CEEPR Working Paper
2025-20
Sophia A. E. Spitzer, Katja Pelzer, Anton Bauer, and Maximilian J. Blaschke
Fusion power has long been hailed as a transformative technology capable of delivering virtually limitless, carbon-free electricity (Armstrong et al. 2024; Takeda et al. 2023; Schwartz et al. 2023; Nicholas et al. 2021). Its expected attributes — clean baseload generation, high energy density, and siting flexibility — make it attractive to the ambitious global decarbonization agenda. Yet repeated delays and the so-called “fusion constant,” the perception that fusion is always thirty years away (Takeda and Pearson 2019; Ball 2021), have made its commercialization success and timing highly uncertain.
This study evaluates fusion’s prospective role in a future energy system through a two-stage approach. First, we implement fusion plants in PyPSA-Eur, an open-source, sector-coupled model of the European energy system with three-hour temporal resolution and a 39-node spatial network (Brown et al. 2024; Victoria et al. 2022; Victoria et al. 2020; Neumann et al. 2023). The model simulates a cost-optimal capacity mix from 2030 to 2100 under varying assumptions about fusion’s commercialization date (2035 vs. 2050), overnight capital costs, and diffusion constraints. Second, a probabilistic evaluation framework translates modeled system cost savings into an Anticipated Commercialization Probability (ACP), a measure of the likelihood investors implicitly assign to fusion’s success based on observed investment flows.

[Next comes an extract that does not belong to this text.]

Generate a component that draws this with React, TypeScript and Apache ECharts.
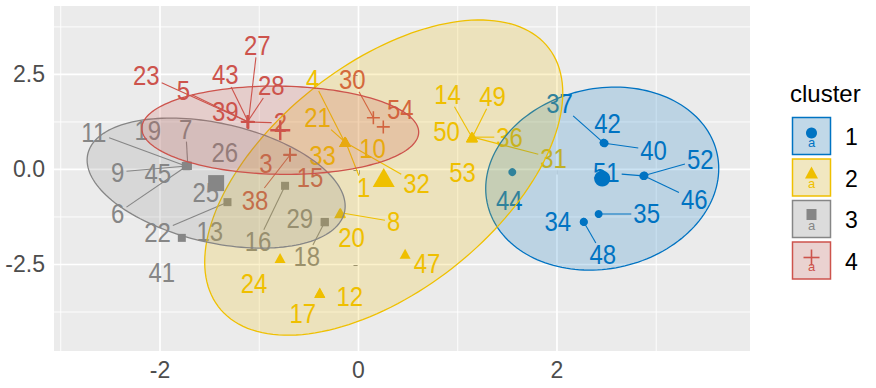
import { useEffect, useRef } from "react";
import * as echarts from "echarts";

// ---- data -----------------------------------------------------------------
const clusterNames = ["1", "2", "3", "4"];
const clusterColors = ["#0073C2", "#EFC000", "#868686", "#CD534C"];

// observation ids with their scores on the first two dimensions and cluster
const obsIds = [
  1, 2, 3, 4, 5, 6, 7, 8, 9, 10, 11, 12, 13, 14, 15, 16, 17, 18, 19, 20, 21, 22, 23, 24, 25, 26, 27,
  28, 29, 30, 31, 32, 33, 34, 35, 36, 37, 38, 39, 40, 41, 42, 43, 44, 45, 46, 47, 48, 49, 50, 51, 52,
  53, 54,
];
const dim1 = [
  -0.13, -1.11, -0.69, -0.14, -1.12, -1.73, -1.72, -0.18, -1.73, -0.13,
  -1.74, -0.39, -1.78, 1.14, -0.69, -0.74, -0.39, -0.34, -1.73, -0.19,
  -0.14, -1.32, -1.11, -0.79, -1.72, -1.73, -1.11, -1.12, -0.34, 0.15,
  1.15, -0.14, -0.13, 2.27, 2.42, 1.14, 2.47, -0.69, -1.11, 2.48,
  -1.73, 2.47, -1.11, 1.55, -1.73, 2.88, 0.47, 2.27, 1.15, 1.14,
  2.87, 2.88, 1.14, 0.25,
];
const dim2 = [
  0.73, 1.25, 0.38, 0.72, 1.26, 0.09, 0.1, -1.14, 0.09, 0.72,
  0.09, -3.25, -1.8, 0.86, 0.39, -0.43, -3.24, -1.38, 0.1, -1.15,
  0.73, -0.86, 1.25, -2.33, 0.09, 0.09, 1.24, 1.25, -1.39, 1.36,
  0.85, 0.72, 0.73, -1.38, -1.17, 0.85, 0.7, 0.38, 1.25, 0.69,
  0.09, 0.7, 1.25, -0.07, 0.09, -0.17, -2.22, -1.38, 0.86, 0.85,
  -0.17, -0.16, 0.85, 1.12,
];
const clusterOf = [
  2, 4, 4, 2, 4, 3, 3, 2, 3, 2,
  3, 2, 3, 2, 4, 3, 2, 3, 3, 2,
  2, 3, 4, 2, 3, 3, 4, 4, 3, 4,
  2, 2, 2, 1, 1, 2, 1, 4, 4, 1,
  3, 1, 4, 1, 3, 1, 2, 1, 2, 2,
  1, 1, 2, 4,
];

const xTicks = [-2, 0, 2];
const yTicks = [-2.5, 0, 2.5];
const xMinorGrid = [-3, -1, 1, 3];
const yMinorGrid = [-3.75, -1.25, 1.25, 3.75];

// confidence ellipses: two conjugate semi-diameters per cluster (axis units)
const ellipseU = [
  [1.174, 0.263],
  [1.804, 2.224],
  [1.3, -0.605],
  [1.395, -0.05],
];
const ellipseV = [
  [0, 2.393],
  [0, 3.5],
  [0, 1.6],
  [0, 1.16],
];

// ---- layout -----------------------------------------------------------------
// repelled label placement: pixel offset of each label from its point, 1 = leader segment
const labelLayout: [number, number, number][] = [
  [18, 46, 1], [32, 1, 1], [-24, 8, 0], [-32, -63, 1], [-64, -31, 1],
  [-69, 47, 1], [-2, -36, 1], [53, 9, 1], [-69, 6, 1], [27, 6, 0],
  [-92, -34, 1], [30, 4, 0], [28, -6, 0], [-24, -42, 1], [20, 23, 0],
  [-27, 56, 1], [-17, 21, 0], [-18, 35, 1], [-39, -35, 0], [12, 24, 0],
  [-27, -24, 1], [-70, 30, 1], [-102, -46, 1], [-26, 25, 0], [18, 26, 0],
  [38, -14, 0], [9, -77, 1], [24, -36, 1], [-25, -4, 0], [-21, -38, 1],
  [81, 21, 1], [72, 41, 1], [-23, 14, 0], [-26, 0, 0], [48, 0, 1],
  [38, 0, 1], [-44, -39, 1], [-35, 45, 1], [-23, -10, 0], [49, 7, 1],
  [-25, 106, 0], [4, -19, 0], [-23, -47, 1], [-3, 28, 0], [-29, 7, 0],
  [50, 24, 1], [22, 10, 0], [19, 33, 1], [20, -40, 1], [-25, -6, 0],
  [-37, -3, 1], [56, -16, 1], [-9, 35, 0], [17, -17, 0],
];

const FONT = '"Liberation Sans", Arial, Helvetica, sans-serif';
const X_MIN = -3.068;
const X_MAX = 3.945;
const Y_MIN = -4.776;
const Y_MAX = 4.3;
const LABEL_SIZE = 24;
const LABEL_STRETCH = 1.12;

const PLUS =
  "path://M4.4,0H5.6V4.4H10V5.6H5.6V10H4.4V5.6H0V4.4H4.4Z";
const pointSymbols = ["circle", "triangle", "rect", PLUS];
const pointSizes: any[] = [8, [11, 10], 8, 13];
const centroidSizes: any[] = [16, [22, 19], 16, 20];

function rgba(hex: string, a: number) {
  const v = parseInt(hex.slice(1), 16);
  return `rgba(${(v >> 16) & 255},${(v >> 8) & 255},${v & 255},${a})`;
}

function buildOption() {
  const centroids = clusterNames.map((_, k) => {
    let sx = 0;
    let sy = 0;
    let c = 0;
    obsIds.forEach((_, i) => {
      if (clusterOf[i] === k + 1) {
        sx += dim1[i];
        sy += dim2[i];
        c++;
      }
    });
    return [sx / c, sy / c];
  });

  const gridLines = [
    ...xMinorGrid.map((v) => [v, 0, 0]),
    ...yMinorGrid.map((v) => [v, 1, 0]),
    ...xTicks.map((v) => [v, 0, 1]),
    ...yTicks.map((v) => [v, 1, 1]),
  ];

  const series: any[] = [];

  series.push({
    type: "custom",
    z: 1,
    silent: true,
    data: gridLines,
    renderItem: (_p: any, api: any) => {
      const v = api.value(0);
      const horiz = api.value(1) === 1;
      const major = api.value(2) === 1;
      const a = horiz ? api.coord([X_MIN, v]) : api.coord([v, Y_MIN]);
      const b = horiz ? api.coord([X_MAX, v]) : api.coord([v, Y_MAX]);
      return {
        type: "line",
        shape: { x1: a[0], y1: a[1], x2: b[0], y2: b[1] },
        style: { stroke: "#FFFFFF", lineWidth: major ? 1.7 : 0.9 },
      };
    },
  });

  clusterNames.forEach((name, k) => {
    series.push({
      type: "scatter",
      name,
      z: 2,
      symbol: pointSymbols[k],
      symbolSize: pointSizes[k],
      itemStyle: { color: clusterColors[k], opacity: 1 },
      data: obsIds
        .map((_, i) => i)
        .filter((i) => clusterOf[i] === k + 1)
        .map((i) => [dim1[i], dim2[i]]),
    });
  });

  series.push({
    type: "custom",
    z: 3,
    silent: true,
    data: obsIds.map((id, i) => [
      dim1[i],
      dim2[i],
      id,
      labelLayout[i][0],
      labelLayout[i][1],
      labelLayout[i][2],
      clusterOf[i],
    ]),
    renderItem: (_p: any, api: any) => {
      const p = api.coord([api.value(0), api.value(1)]);
      const txt = String(api.value(2));
      const lx = p[0] + api.value(3);
      const ly = p[1] + api.value(4);
      const color = clusterColors[api.value(6) - 1];
      const children: any[] = [];
      if (api.value(5) === 1) {
        const hw = (0.556 * LABEL_SIZE * txt.length) / 2 + 2;
        const hh = LABEL_SIZE * 0.5;
        const vx = p[0] - lx;
        const vy = p[1] - ly;
        let t = Infinity;
        if (vx !== 0) t = Math.min(t, hw / Math.abs(vx));
        if (vy !== 0) t = Math.min(t, hh / Math.abs(vy));
        if (t < 1) {
          children.push({
            type: "line",
            shape: { x1: p[0], y1: p[1], x2: lx + vx * t, y2: ly + vy * t },
            style: { stroke: color, lineWidth: 1.1 },
          });
        }
      }
      children.push({
        type: "text",
        x: lx,
        y: ly,
        scaleY: LABEL_STRETCH,
        style: {
          text: txt,
          fill: color,
          fontSize: LABEL_SIZE,
          fontFamily: FONT,
          align: "center",
          verticalAlign: "middle",
        },
      });
      return { type: "group", children };
    },
  });

  series.push({
    type: "custom",
    z: 4,
    silent: true,
    data: centroids.map((c, k) => [c[0], c[1], k]),
    renderItem: (_p: any, api: any) => {
      const k = api.value(2);
      const cx = api.value(0);
      const cy = api.value(1);
      const u = ellipseU[k];
      const v = ellipseV[k];
      const pts: number[][] = [];
      const steps = 160;
      for (let s = 0; s <= steps; s++) {
        const t = (s / steps) * Math.PI * 2;
        const c = Math.cos(t);
        const si = Math.sin(t);
        pts.push(api.coord([cx + u[0] * c + v[0] * si, cy + u[1] * c + v[1] * si]));
      }
      return {
        type: "polygon",
        shape: { points: pts },
        style: {
          fill: rgba(clusterColors[k], 0.2),
          stroke: clusterColors[k],
          lineWidth: 1.3,
        },
      };
    },
  });

  clusterNames.forEach((name, k) => {
    series.push({
      type: "scatter",
      name: name + "-centre",
      z: 5,
      symbol: pointSymbols[k],
      symbolSize: centroidSizes[k],
      itemStyle: { color: clusterColors[k], opacity: 1 },
      data: [centroids[k]],
    });
  });

  // legend drawn as keys: polygon swatch, point glyph and text glyph
  const graphic: any[] = [
    {
      type: "text",
      x: 790,
      y: 93,
      style: {
        text: "cluster",
        fontSize: 24,
        fontFamily: FONT,
        fill: "#000000",
        verticalAlign: "middle",
      },
    },
  ];
  clusterNames.forEach((name, k) => {
    const cy = 136 + k * 41.5;
    const cx = 811.5;
    const color = clusterColors[k];
    graphic.push({
      type: "rect",
      shape: { x: 792.5, y: cy - 18.5, width: 38, height: 37 },
      style: { fill: "#F2F2F2" },
    });
    let marker: any;
    if (k === 0) {
      marker = { type: "circle", shape: { cx, cy: cy - 3, r: 5.5 }, style: { fill: color } };
    } else if (k === 1) {
      marker = {
        type: "polygon",
        shape: { points: [[cx, cy - 11], [cx - 6.5, cy + 1], [cx + 6.5, cy + 1]] },
        style: { fill: color },
      };
    } else if (k === 2) {
      marker = { type: "rect", shape: { x: cx - 5, y: cy - 10, width: 10, height: 11 }, style: { fill: color } };
    } else {
      marker = {
        type: "group",
        children: [
          { type: "line", shape: { x1: cx - 8, y1: cy - 3, x2: cx + 8, y2: cy - 3 }, style: { stroke: color, lineWidth: 1.6 } },
          { type: "line", shape: { x1: cx, y1: cy - 11, x2: cx, y2: cy + 5 }, style: { stroke: color, lineWidth: 1.6 } },
        ],
      };
    }
    graphic.push(marker);
    graphic.push({
      type: "text",
      x: cx,
      y: cy + 6,
      style: {
        text: "a",
        fontSize: 13,
        fontFamily: FONT,
        fill: color,
        align: "center",
        verticalAlign: "middle",
      },
    });
    graphic.push({
      type: "rect",
      shape: { x: 792.5, y: cy - 18.5, width: 38, height: 37 },
      style: { fill: rgba(color, 0.2), stroke: color, lineWidth: 1.5 },
    });
    graphic.push({
      type: "text",
      x: 845,
      y: cy + 1,
      style: {
        text: name,
        fontSize: 23,
        fontFamily: FONT,
        fill: "#000000",
        verticalAlign: "middle",
      },
    });
  });

  return {
    animation: false,
    backgroundColor: "#FFFFFF",
    grid: {
      left: 54,
      right: 126,
      top: 6,
      bottom: 37,
      show: true,
      backgroundColor: "#EBEBEB",
      borderWidth: 0,
    },
    xAxis: {
      type: "value",
      min: X_MIN,
      max: X_MAX,
      axisLine: { show: false },
      splitLine: { show: false },
      axisTick: {
        show: true,
        customValues: xTicks,
        length: 5,
        lineStyle: { color: "#333333", width: 1.5 },
      },
      axisLabel: {
        customValues: xTicks,
        color: "#4D4D4D",
        fontSize: 23,
        fontFamily: FONT,
        margin: 7,
        formatter: (v: number) => String(v),
      },
    },
    yAxis: {
      type: "value",
      min: Y_MIN,
      max: Y_MAX,
      axisLine: { show: false },
      splitLine: { show: false },
      axisTick: {
        show: true,
        customValues: yTicks,
        length: 5,
        lineStyle: { color: "#333333", width: 1.5 },
      },
      axisLabel: {
        customValues: yTicks,
        color: "#4D4D4D",
        fontSize: 23,
        fontFamily: FONT,
        margin: 9,
        formatter: (v: number) => v.toFixed(1),
      },
    },
    series,
    graphic,
  };
}

export default function App() {
  const ref = useRef<HTMLDivElement>(null);
  useEffect(() => {
    if (!ref.current) return;
    const chart = echarts.init(ref.current, null, { renderer: "svg" });
    chart.setOption(buildOption() as any);
    return () => chart.dispose();
  }, []);
  return (
    <div
      ref={ref}
      style={{ position: "fixed", left: 0, top: 0, width: 876, height: 388, background: "#FFFFFF" }}
    />
  );
}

The modeling reveals three characteristic phases of fusion deployment (see Figure 1).
Diffusion phase (2035–2050): Fusion grows in parallel with increasing electricity demand during the energy transition.
Replacement phase (2050–2070): A second wave of fusion growth coincides with the end-of-life replacement of renewables installed during the pre-2040 high-growth phase. This shift is primarily driven by the phase-out of wind capacity, which has become less competitive due to its comparatively lower learning rates compared to solar PV.

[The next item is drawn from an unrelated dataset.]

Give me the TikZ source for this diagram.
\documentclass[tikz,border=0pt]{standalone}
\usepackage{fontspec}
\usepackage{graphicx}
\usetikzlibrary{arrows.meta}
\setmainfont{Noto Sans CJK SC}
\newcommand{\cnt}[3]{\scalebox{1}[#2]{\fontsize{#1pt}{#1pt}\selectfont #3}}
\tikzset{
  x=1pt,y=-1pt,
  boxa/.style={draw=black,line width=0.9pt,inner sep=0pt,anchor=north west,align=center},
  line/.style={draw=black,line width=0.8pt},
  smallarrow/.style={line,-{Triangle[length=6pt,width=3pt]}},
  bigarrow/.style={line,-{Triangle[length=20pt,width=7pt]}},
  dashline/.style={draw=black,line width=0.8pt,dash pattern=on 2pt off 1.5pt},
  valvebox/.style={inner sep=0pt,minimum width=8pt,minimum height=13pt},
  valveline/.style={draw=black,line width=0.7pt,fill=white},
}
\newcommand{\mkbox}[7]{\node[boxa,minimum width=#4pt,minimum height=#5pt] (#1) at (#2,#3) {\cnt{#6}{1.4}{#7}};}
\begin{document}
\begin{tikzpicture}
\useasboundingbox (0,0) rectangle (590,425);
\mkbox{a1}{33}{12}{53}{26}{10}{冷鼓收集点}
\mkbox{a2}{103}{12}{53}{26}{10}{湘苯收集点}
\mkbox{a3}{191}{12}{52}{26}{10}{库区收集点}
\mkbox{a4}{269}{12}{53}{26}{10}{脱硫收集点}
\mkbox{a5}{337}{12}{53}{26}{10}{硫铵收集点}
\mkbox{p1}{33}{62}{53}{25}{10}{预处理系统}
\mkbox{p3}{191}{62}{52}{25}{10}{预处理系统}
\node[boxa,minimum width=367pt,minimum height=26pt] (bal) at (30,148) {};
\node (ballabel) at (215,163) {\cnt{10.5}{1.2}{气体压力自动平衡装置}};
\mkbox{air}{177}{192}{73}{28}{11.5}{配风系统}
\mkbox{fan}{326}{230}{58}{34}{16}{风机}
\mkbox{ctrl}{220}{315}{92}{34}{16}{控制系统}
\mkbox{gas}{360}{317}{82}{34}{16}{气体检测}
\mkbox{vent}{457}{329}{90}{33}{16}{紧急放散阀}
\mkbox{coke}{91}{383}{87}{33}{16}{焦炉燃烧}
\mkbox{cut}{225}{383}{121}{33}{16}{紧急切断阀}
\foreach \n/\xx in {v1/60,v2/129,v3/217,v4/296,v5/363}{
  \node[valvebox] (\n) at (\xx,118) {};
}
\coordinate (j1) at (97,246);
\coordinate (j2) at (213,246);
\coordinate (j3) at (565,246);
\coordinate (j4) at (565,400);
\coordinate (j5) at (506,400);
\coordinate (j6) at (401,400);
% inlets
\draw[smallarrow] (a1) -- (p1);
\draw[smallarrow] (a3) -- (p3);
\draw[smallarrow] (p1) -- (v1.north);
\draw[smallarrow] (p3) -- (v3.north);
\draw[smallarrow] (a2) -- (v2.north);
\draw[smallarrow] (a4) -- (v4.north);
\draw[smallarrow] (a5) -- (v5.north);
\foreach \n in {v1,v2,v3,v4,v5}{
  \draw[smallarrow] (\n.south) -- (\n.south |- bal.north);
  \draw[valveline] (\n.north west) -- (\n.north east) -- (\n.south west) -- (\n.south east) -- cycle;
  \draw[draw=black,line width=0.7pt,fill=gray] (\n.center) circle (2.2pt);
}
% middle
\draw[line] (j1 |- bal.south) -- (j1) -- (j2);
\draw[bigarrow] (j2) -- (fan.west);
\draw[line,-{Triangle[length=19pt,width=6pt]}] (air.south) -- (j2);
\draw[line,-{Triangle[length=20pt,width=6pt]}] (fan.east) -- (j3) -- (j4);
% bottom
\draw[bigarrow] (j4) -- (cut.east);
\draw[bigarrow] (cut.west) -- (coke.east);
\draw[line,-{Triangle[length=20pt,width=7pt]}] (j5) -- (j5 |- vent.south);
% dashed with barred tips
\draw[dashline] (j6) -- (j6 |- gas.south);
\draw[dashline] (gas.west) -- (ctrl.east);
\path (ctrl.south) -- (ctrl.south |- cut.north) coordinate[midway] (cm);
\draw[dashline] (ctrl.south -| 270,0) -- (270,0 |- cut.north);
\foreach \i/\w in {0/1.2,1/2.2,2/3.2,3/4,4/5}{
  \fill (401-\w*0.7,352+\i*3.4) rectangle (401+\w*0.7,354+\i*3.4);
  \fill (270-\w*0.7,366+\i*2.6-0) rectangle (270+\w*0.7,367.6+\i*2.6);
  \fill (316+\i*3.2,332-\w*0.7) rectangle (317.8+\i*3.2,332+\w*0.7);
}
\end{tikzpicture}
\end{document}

Saturation phase (after 2070): Fusion’s relative advantage diminishes as cost reductions slow. The technology reaches a saturation point, where fusion’s learning rate unlocks new energy generation potential only under favorable cost trajectories.
Under low-cost assumptions (< 4,000 USD2020/kWel), fusion could supply up to 30 % of European electricity by 2100 and reduce cumulative system costs by nearly EUR 2 trillion (discounted to 2020). Crucially, these savings arise less from cheap generation per se than from avoided storage and renewable capacity: As a baseload source, each gigawatt of fusion can displace several gigawatts of variable renewables, cutting storage needs, grid expansion, and balancing services. Even with only a 10 % capacity share, fusion’s high utilization enables it to deliver roughly one-third of total generation while reducing long-distance transmission needs by up to 20 % and hydrogen transport by 45 %.

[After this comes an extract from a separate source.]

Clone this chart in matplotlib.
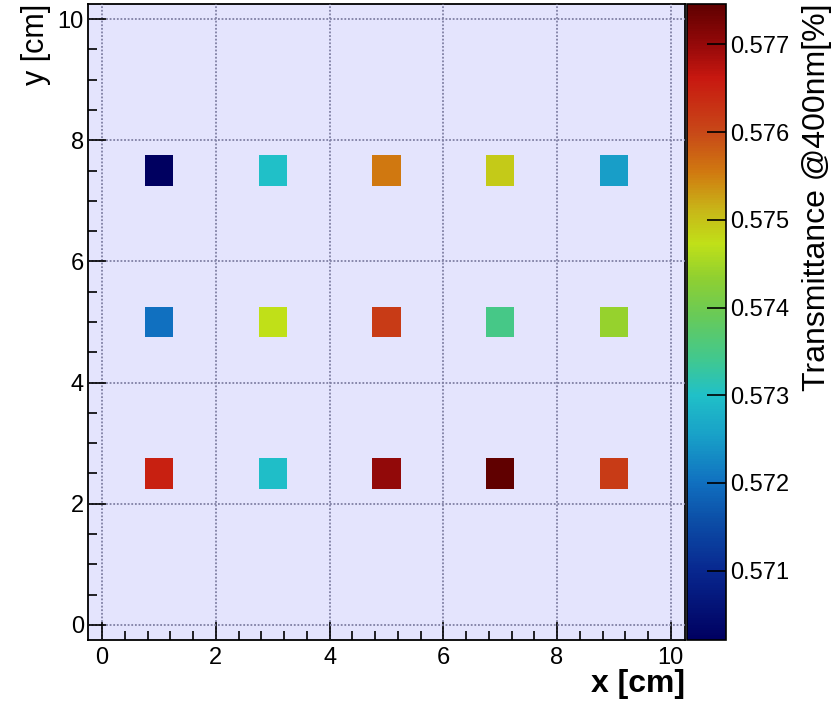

Capital costs emerge as the single strongest driver of fusion’s market share and system value. Low overnight capital costs enable fusion to scale to double-digit capacity shares even if commercialization is delayed, while high costs render the technology marginal regardless of timing or build-out limits. Timing remains critical, particularly for the economic value. A delay from 2035 to 2050 reduces the discounted system savings by more than half, even when long-run generation shares stay sizable.
By comparing modeled system benefits to cumulative European public and private investments (EUR 42 billion by 2035; EUR 76 billion by 2050), we further infer anticipated success probabilities below 20 % for a 2035 market entry. This gap between large theoretical value and modest investment reflects a high-risk/high-reward paradox typical of breakthrough technologies: uncertainty suppresses funding, which in turn limits the likelihood of success.
Policy implications are twofold. First, accelerating cost reductions — e.g., through modular reactor designs, standardized licensing, or milestone-based incentives — is critical for timely deployment. Second, current investment levels appear inconsistent with the societal value that fusion could provide. Without stronger public support or new financing mechanisms, Europe risks underinvesting in a technology that could lower long-term energy costs and enhance energy sovereignty.

Figure 1. Evolution of Europe’s energy generation mix with (Fusion35-base-nocap) and without (Reference) fusion.
Note: The reference scenario follows PyPSA-Eur assumptions extrapolated to 2100. The fusion scenario assumes fusion availability from 2035 under baseline cost assumptions and without capacity deployment constraints.